I had to go through - and am still going through - this kind of growing. I think that all of us do. For awhile - my late teens through early adulthood - I thought that the Catholic lens given to me as a child was a fairly tale, crippling my ability to see reality as it really was. I was mad and resentful, and pretty much threw the baby out with the bath water. Then I was sent to a Jesuit college and a few very radical theology courses (this was back in the 60s) gave me something intriguing to follow. Off the beaten path, so to speak.

I found therapists (Jung, Oespensky, Gurdjeiff), the enneagram, yoga, meditation, social justice, and very wise spiritual teachers, many of them Catholic (Merton), many not. Al-Anon is good too - where people in your neighborhood, from all faiths and no faith - come together to learn about how to manage relationships and what forgiveness is all about. It's free. As for mindfulness, Thich Naht Hanh is the living embodiment of what this means. Just watch him for awhile.

But I had to be willing to walk out of the "Catholic cage" (of certainty and identity) and trust that it would still hold me even if what I was no longer looked "Catholic" to others. For me, I discovered that "Catholic" went deeper than the externals. (And I don't discount the externals.)

I still self identify as primarily Catholic, but sometimes qualify that with a pre-label of "Zen-Catholic". I've found that the Catholic well is deep, but getting to these waters is a journey through many personal disillusionments. We have no better teacher now than our pope, Francis.

What an honor to live during these times.

Lorraine Pilotte
5 months ago

It is always great when someone finds themselves in good therapy. One is fortunate to have had positive experiences. This was a good write up but I needed to share my thoughts on therapists.

I once asked a therapist if her beliefs affected the way she counsels. She thought for a moment and answered 'yes', her beliefs did affect the way she councils. That in itself tells me that one needs discretion in choosing a therapist. There are therapists for every need also but not every therapist can give you great counseling. and it is always wise to have a few sessions before committing oneself to counseling and ask questions about the therapist before fully committing to his or her therapy.

Religion and therapy are not the same and can never be placed on the same level. Bishop Sheen has written a book explaining these differences. I highly recommend his book as a read for anyone considering therapy.

Edward Overbay
4 months 3 weeks ago

As a practicing Catholic who's also a practicing psychologist, I always remember the professor who said that the religiously committed were generally either the best or worst adjusted folks you'll meet. At their worst, both religion and psychotherapy can devolve into self-righteousness. At their best, both can loosen your bondage to self and free you to serve something higher.
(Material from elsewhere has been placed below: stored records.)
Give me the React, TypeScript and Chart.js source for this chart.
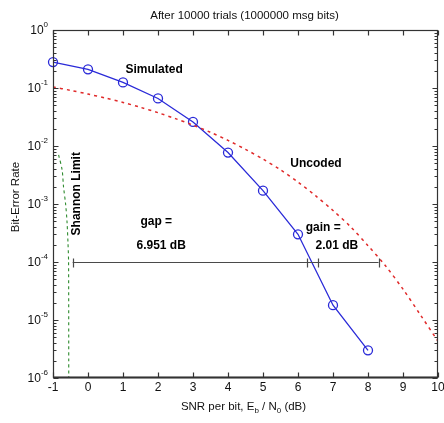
import React, { useEffect, useRef } from "react";
import { Chart, registerables } from "chart.js";
Chart.register(...registerables);

const TITLE = "After 10000 trials (1000000 msg bits)";
const X_TICKS = [-1, 0, 1, 2, 3, 4, 5, 6, 7, 8, 9, 10];
const Y_DECADES = [0, -1, -2, -3, -4, -5, -6];

const SIM_SNR = [-1, 0, 1, 2, 3, 4, 5, 6, 7, 8];
const SIM_BER = [0.28, 0.21, 0.125, 0.066, 0.026, 0.0077, 0.0017, 3.0e-4, 1.8e-5, 3.0e-6];

const UNC_SNR = [-1, -0.5, 0, 0.5, 1, 1.5, 2, 2.5, 3, 3.5, 4, 4.5, 5, 5.5, 6, 6.5, 7, 7.5, 8, 8.5, 9, 9.5, 10];
const UNC_BER = [0.104, 0.0912, 0.0786, 0.0671, 0.0563, 0.0464, 0.0375, 0.0296, 0.0229, 0.0172, 0.0125, 0.00876, 0.00595, 0.00388, 0.00239, 0.00139, 7.73e-4, 4.06e-4, 1.91e-4, 8.6e-5, 3.4e-5, 1.22e-5, 4.3e-6];

const SH_SNR = [-0.84, -0.74, -0.70, -0.64, -0.60, -0.57, -0.555, -0.55];
const SH_BER = [7e-3, 3.9e-3, 2e-3, 1e-3, 5e-4, 2e-4, 1e-4, 1e-6];

const GAP_Y = 1e-4;
const GAP_MARKS = [-0.44, 6.27, 6.57, 8.3];
const GAP_DB = "6.951";
const GAIN_DB = "2.01";

const FONT = "'Liberation Sans', Arial, sans-serif";

const overlay = {
  id: "matlabOverlay",
  afterDatasetsDraw(chart: any) {
    const ctx = chart.ctx as CanvasRenderingContext2D;
    const { left, right, top, bottom } = chart.chartArea;
    const xs = chart.scales.x;
    const ys = chart.scales.y;
    ctx.save();

    // gap / gain line
    const gy = Math.round(ys.getPixelForValue(GAP_Y)) + 0.5;
    ctx.strokeStyle = "#4a4a4a";
    ctx.lineWidth = 1.2;
    ctx.beginPath();
    const gx0 = xs.getPixelForValue(GAP_MARKS[0]);
    const gx1 = xs.getPixelForValue(GAP_MARKS[GAP_MARKS.length - 1]);
    ctx.moveTo(gx0, gy);
    ctx.lineTo(gx1, gy);
    for (const m of GAP_MARKS) {
      const px = Math.round(xs.getPixelForValue(m)) + 0.5;
      ctx.moveTo(px, gy - 4);
      ctx.lineTo(px, gy + 5);
    }
    ctx.stroke();

    // box
    ctx.strokeStyle = "#333";
    ctx.lineWidth = 1.2;
    const L = Math.round(left) + 0.5, R = Math.round(right) - 0.5;
    const T = Math.round(top) + 0.5, B = Math.round(bottom) - 0.5;
    ctx.strokeRect(L, T, R - L, B - T);
    ctx.lineWidth = 2;
    ctx.beginPath();
    ctx.moveTo(L, B); ctx.lineTo(R, B);
    ctx.stroke();
    ctx.lineWidth = 1.2;

    // x ticks
    ctx.beginPath();
    for (const t of X_TICKS) {
      const px = Math.round(xs.getPixelForValue(t)) + 0.5;
      ctx.moveTo(px, B); ctx.lineTo(px, B - 5);
      ctx.moveTo(px, T); ctx.lineTo(px, T + 5);
    }
    // y ticks
    for (const d of Y_DECADES) {
      const py = Math.round(ys.getPixelForValue(Math.pow(10, d))) + 0.5;
      ctx.moveTo(L, py); ctx.lineTo(L + 5, py);
      ctx.moveTo(R, py); ctx.lineTo(R - 5, py);
      if (d > -6) {
        for (let k = 2; k <= 9; k++) {
          const mv = k * Math.pow(10, d - 1);
          const my = Math.round(ys.getPixelForValue(mv)) + 0.5;
          ctx.moveTo(L, my); ctx.lineTo(L + 3, my);
          ctx.moveTo(R, my); ctx.lineTo(R - 3, my);
        }
      }
    }
    ctx.stroke();

    // tick labels
    ctx.fillStyle = "#111";
    ctx.font = `12px ${FONT}`;
    ctx.textAlign = "center";
    ctx.textBaseline = "middle";
    for (const t of X_TICKS) {
      ctx.fillText(String(t), xs.getPixelForValue(t), bottom + 10);
    }
    for (const d of Y_DECADES) {
      const py = ys.getPixelForValue(Math.pow(10, d));
      const exp = d === 0 ? "0" : "-" + Math.abs(d);
      ctx.font = `8px ${FONT}`;
      const ew = ctx.measureText(exp).width;
      const ex = left - 5 - ew;
      ctx.textAlign = "left";
      ctx.fillText(exp, ex, py - 5);
      ctx.font = `12px ${FONT}`;
      ctx.textAlign = "right";
      ctx.fillText("10", ex, py + 1);
    }

    // title
    const cx = (left + right) / 2;
    ctx.font = `11.5px ${FONT}`;
    ctx.textAlign = "center";
    ctx.fillText(TITLE, cx - 1, 16);

    // y title
    ctx.save();
    ctx.translate(16, 197);
    ctx.rotate(-Math.PI / 2);
    ctx.font = `11.5px ${FONT}`;
    ctx.fillText("Bit-Error Rate", 0, 0);
    ctx.restore();

    // x title with subscripts
    const parts: [string, boolean][] = [["SNR per bit, E", false], ["b", true], [" / N", false], ["0", true], [" (dB)", false]];
    let total = 0;
    for (const [s, sub] of parts) {
      ctx.font = sub ? `8px ${FONT}` : `11.5px ${FONT}`;
      total += ctx.measureText(s).width;
    }
    let x = cx - 2 - total / 2;
    ctx.textAlign = "left";
    for (const [s, sub] of parts) {
      ctx.font = sub ? `8px ${FONT}` : `11.5px ${FONT}`;
      ctx.fillText(s, x, sub ? 411 : 407);
      x += ctx.measureText(s).width;
    }

    // annotations
    ctx.fillStyle = "#000";
    ctx.font = `bold 12px ${FONT}`;
    ctx.textAlign = "left";
    ctx.fillText("Simulated", xs.getPixelForValue(1.07), ys.getPixelForValue(0.204));
    ctx.fillText("Uncoded", xs.getPixelForValue(5.78), ys.getPixelForValue(4.9e-3));
    ctx.textAlign = "center";
    ctx.fillText("gap =", xs.getPixelForValue(1.95), ys.getPixelForValue(4.95e-4));
    ctx.fillText(GAP_DB + " dB", xs.getPixelForValue(2.09), ys.getPixelForValue(1.9e-4));
    ctx.fillText("gain =", xs.getPixelForValue(6.72), ys.getPixelForValue(3.96e-4));
    ctx.fillText(GAIN_DB + " dB", xs.getPixelForValue(7.11), ys.getPixelForValue(1.9e-4));
    ctx.save();
    ctx.translate(xs.getPixelForValue(-0.33), ys.getPixelForValue(1.5e-3));
    ctx.rotate(-Math.PI / 2);
    ctx.fillText("Shannon Limit", 0, 0);
    ctx.restore();

    ctx.restore();
  },
};

export default function App() {
  const ref = useRef<HTMLCanvasElement | null>(null);
  useEffect(() => {
    document.body.style.margin = "0";
    const canvas = ref.current!;
    const chart = new Chart(canvas, {
      type: "scatter",
      data: {
        datasets: [
          {
            label: "Shannon",
            data: SH_SNR.map((v, i) => ({ x: v, y: SH_BER[i] })),
            showLine: true,
            borderColor: "#2e8b2e",
            borderWidth: 1.1,
            borderDash: [3, 3],
            pointRadius: 0,
            tension: 0.3,
          },
          {
            label: "Uncoded",
            data: UNC_SNR.map((v, i) => ({ x: v, y: UNC_BER[i] })),
            showLine: true,
            borderColor: "#e02a2a",
            borderWidth: 1.5,
            borderDash: [3, 4],
            pointRadius: 0,
            tension: 0.3,
          },
          {
            label: "Simulated",
            data: SIM_SNR.map((v, i) => ({ x: v, y: SIM_BER[i] })),
            showLine: true,
            clip: 8,
            borderColor: "#2a2ad8",
            borderWidth: 1.3,
            pointRadius: 4.5,
            pointBorderColor: "#2a2ad8",
            pointBackgroundColor: "rgba(0,0,0,0)",
            pointBorderWidth: 1.3,
            tension: 0,
          },
        ],
      },
      options: {
        responsive: false,
        animation: false,
        layout: { padding: { left: 53, right: 6, top: 30, bottom: 45 } },
        plugins: { legend: { display: false }, tooltip: { enabled: false }, title: { display: false } },
        scales: {
          x: { type: "linear", min: -1, max: 10, display: false },
          y: { type: "logarithmic", min: 1e-6, max: 1, display: false },
        },
      },
      plugins: [overlay],
    });
    return () => chart.destroy();
  }, []);
  return (
    <div style={{ width: 444, height: 423, background: "#fff" }}>
      <canvas ref={ref} width={444} height={423} style={{ display: "block" }} />
    </div>
  );
}
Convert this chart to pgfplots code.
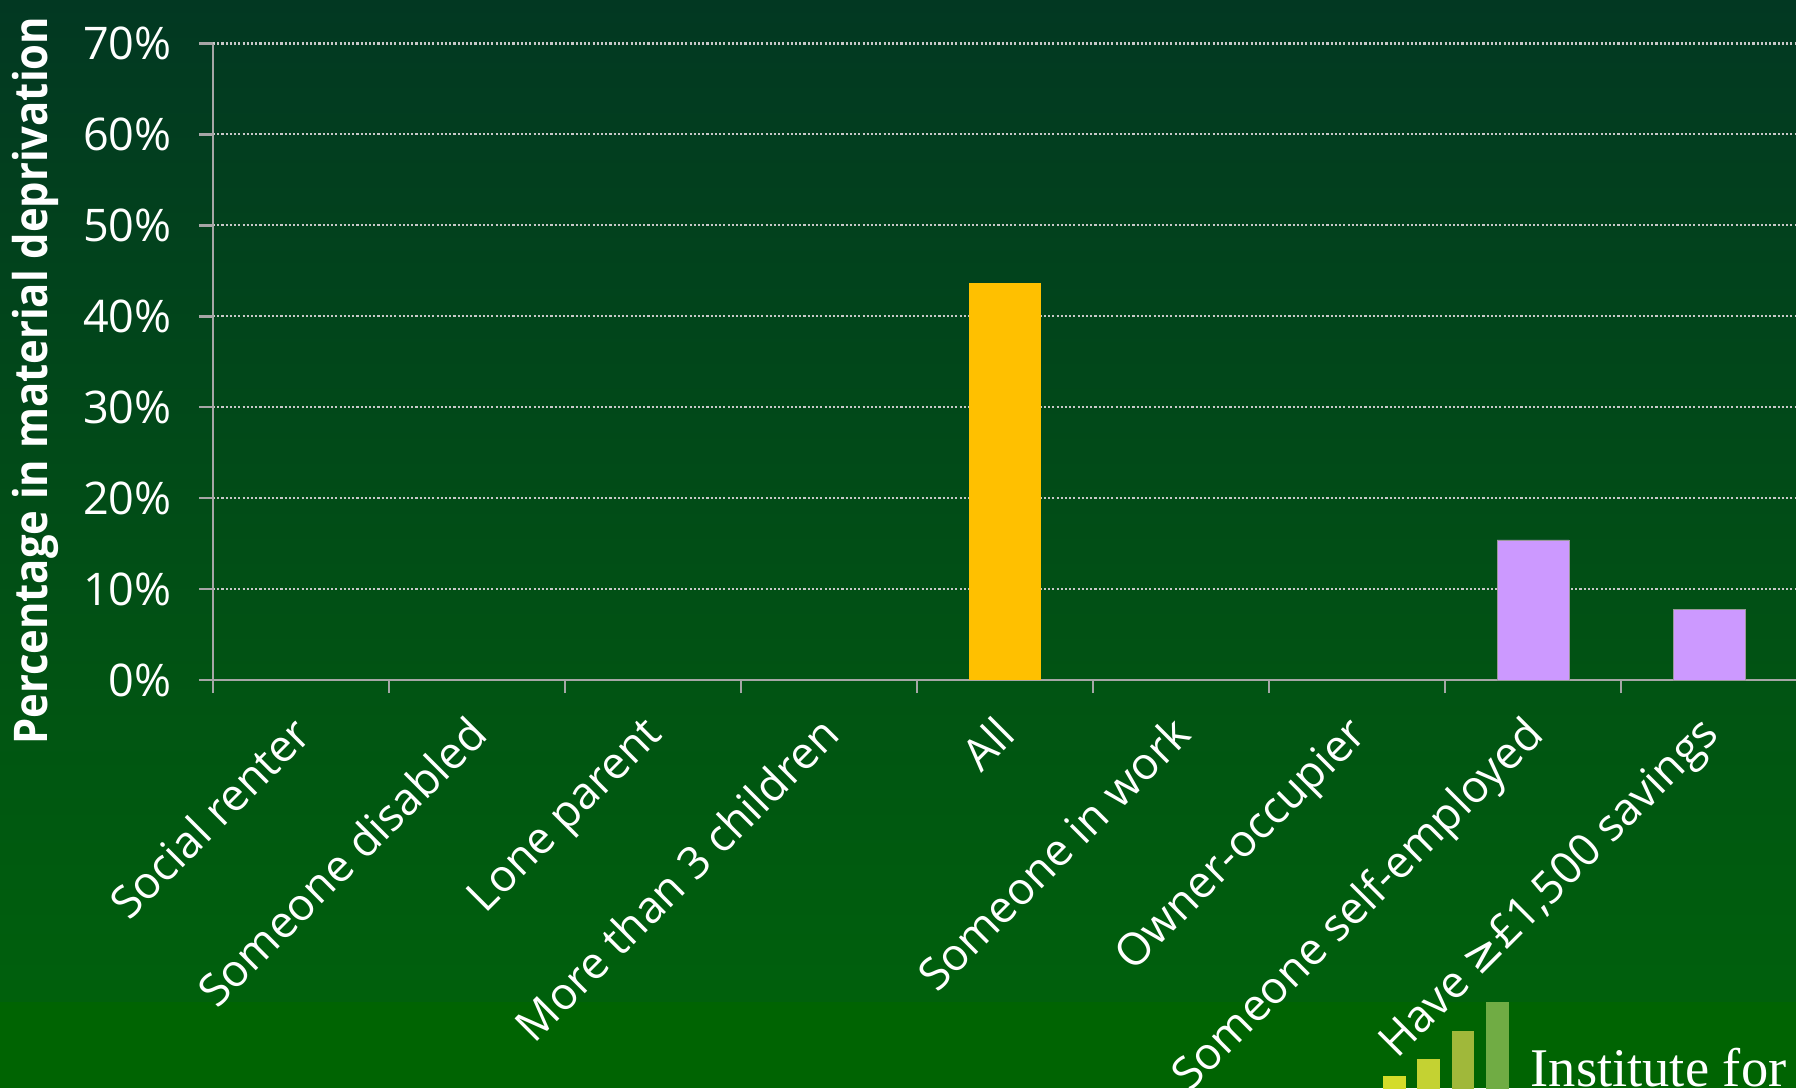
\documentclass[border=0pt]{standalone}
\usepackage{pgfplots}
\pgfplotsset{compat=1.18}
\usepackage{fontspec}
\setmainfont{Open Sans}
\newfontfamily\ylabfont[FakeStretch=0.9]{Open Sans}
\newfontfamily\dejavu{DejaVu Sans}
\newfontfamily\seriffont{Liberation Serif}
\definecolor{bgtop}{RGB}{2,56,34}
\definecolor{bgbot}{RGB}{0,96,12}
\definecolor{band}{RGB}{0,100,2}
\definecolor{axgray}{RGB}{166,166,166}
\definecolor{gridgray}{RGB}{200,200,200}
\definecolor{barYellow}{RGB}{255,192,0}
\definecolor{barPurple}{RGB}{204,153,255}
\definecolor{logoA}{RGB}{212,220,42}
\definecolor{logoB}{RGB}{196,210,50}
\definecolor{logoC}{RGB}{160,184,58}
\definecolor{logoD}{RGB}{112,172,68}
\begin{document}
\begin{tikzpicture}
\useasboundingbox (0,0) rectangle (179.6mm,108.8mm);
\clip (0,0) rectangle (179.6mm,108.8mm);
\shade[top color=bgtop, bottom color=bgbot] (0,8.6mm) rectangle (179.6mm,108.8mm);
\fill[band] (0,0) rectangle (179.6mm,8.6mm);
\begin{axis}[
  at={(21.3mm,40.8mm)}, anchor=south west,
  scale only axis,
  width=158.4mm, height=63.65mm,
  xmin=-0.5, xmax=8.5, ymin=0, ymax=70,
  axis x line*=bottom, axis y line*=left,
  axis line style={draw=axgray, line width=0.7pt, -},
  tick align=outside,
  xtick={0,...,8},
  xticklabels={Social renter,Someone disabled,Lone parent,More than 3 children,All,Someone in work,Owner-occupier,Someone self-employed,{Have {\dejavu ≥}£1,500 savings}},
  minor xtick={-0.5,0.5,...,8.5},
  major x tick style={draw=none},
  minor x tick style={draw=axgray, line width=0.7pt},
  minor tick length=1.3mm,
  ytick={0,10,...,70},
  yticklabels={0\%,10\%,20\%,30\%,40\%,50\%,60\%,70\%},
  major y tick style={draw=axgray, line width=0.7pt},
  major tick length=1.4mm,
  ymajorgrids,
  grid style={draw=gridgray, line width=0.6pt, dash pattern=on 0.6pt off 0.6pt},
  xticklabel style={font=\fontsize{12.7}{15}\selectfont, text=white, inner sep=0pt, xshift=-1.15mm, yshift=-1.84mm, rotate=45, anchor=north east},
  yticklabel style={font=\fontsize{12.8}{15}\selectfont, text=white, inner sep=0pt, anchor=east, xshift=-2.66mm},
  ylabel={Percentage in material deprivation},
  ylabel style={font=\ylabfont\bfseries\fontsize{13.2}{15}\selectfont, text=white, at={(axis description cs:-0.1122,0.47)}, anchor=center, rotate=0},
  ybar, bar width=7.2mm,
  clip=false,
]
\addplot[fill=barYellow, draw=none, bar shift=0pt] coordinates {(4,43.7)};
\addplot[fill=barPurple, draw=gray!80, line width=0.2pt, bar shift=0pt] coordinates {(7,15.4) (8,7.8)};
\end{axis}
\fill[logoA] (138.3mm,-1mm) rectangle (140.6mm,1.2mm);
\fill[logoB] (141.7mm,-1mm) rectangle (144.0mm,2.9mm);
\fill[logoC] (145.2mm,-1mm) rectangle (147.4mm,5.7mm);
\fill[logoD] (148.6mm,-1mm) rectangle (150.9mm,8.6mm);
\node[anchor=base west, inner sep=0pt, text=white, font=\seriffont\fontsize{15.5}{17}\selectfont] at (153.0mm,0.2mm) {Institute for};
\end{tikzpicture}
\end{document}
But only a mature spirituality can provide that greater purpose.

By the way, if the author doesn't like mindfulness, she could look into centering prayer. You focus on Christ rather than your breath, but they are otherwise similar.

James MacGregor
3 months 4 weeks ago

RE: the expression "Good Catholics" What does that mean?

Frank Pray
2 months 3 weeks ago

The Church is not a mental hospital, but a spiritual one. When there is a psychological problem, go to someone adequately trained and licensed to provide assistance. There is nothing inconsistent about common sense and faith.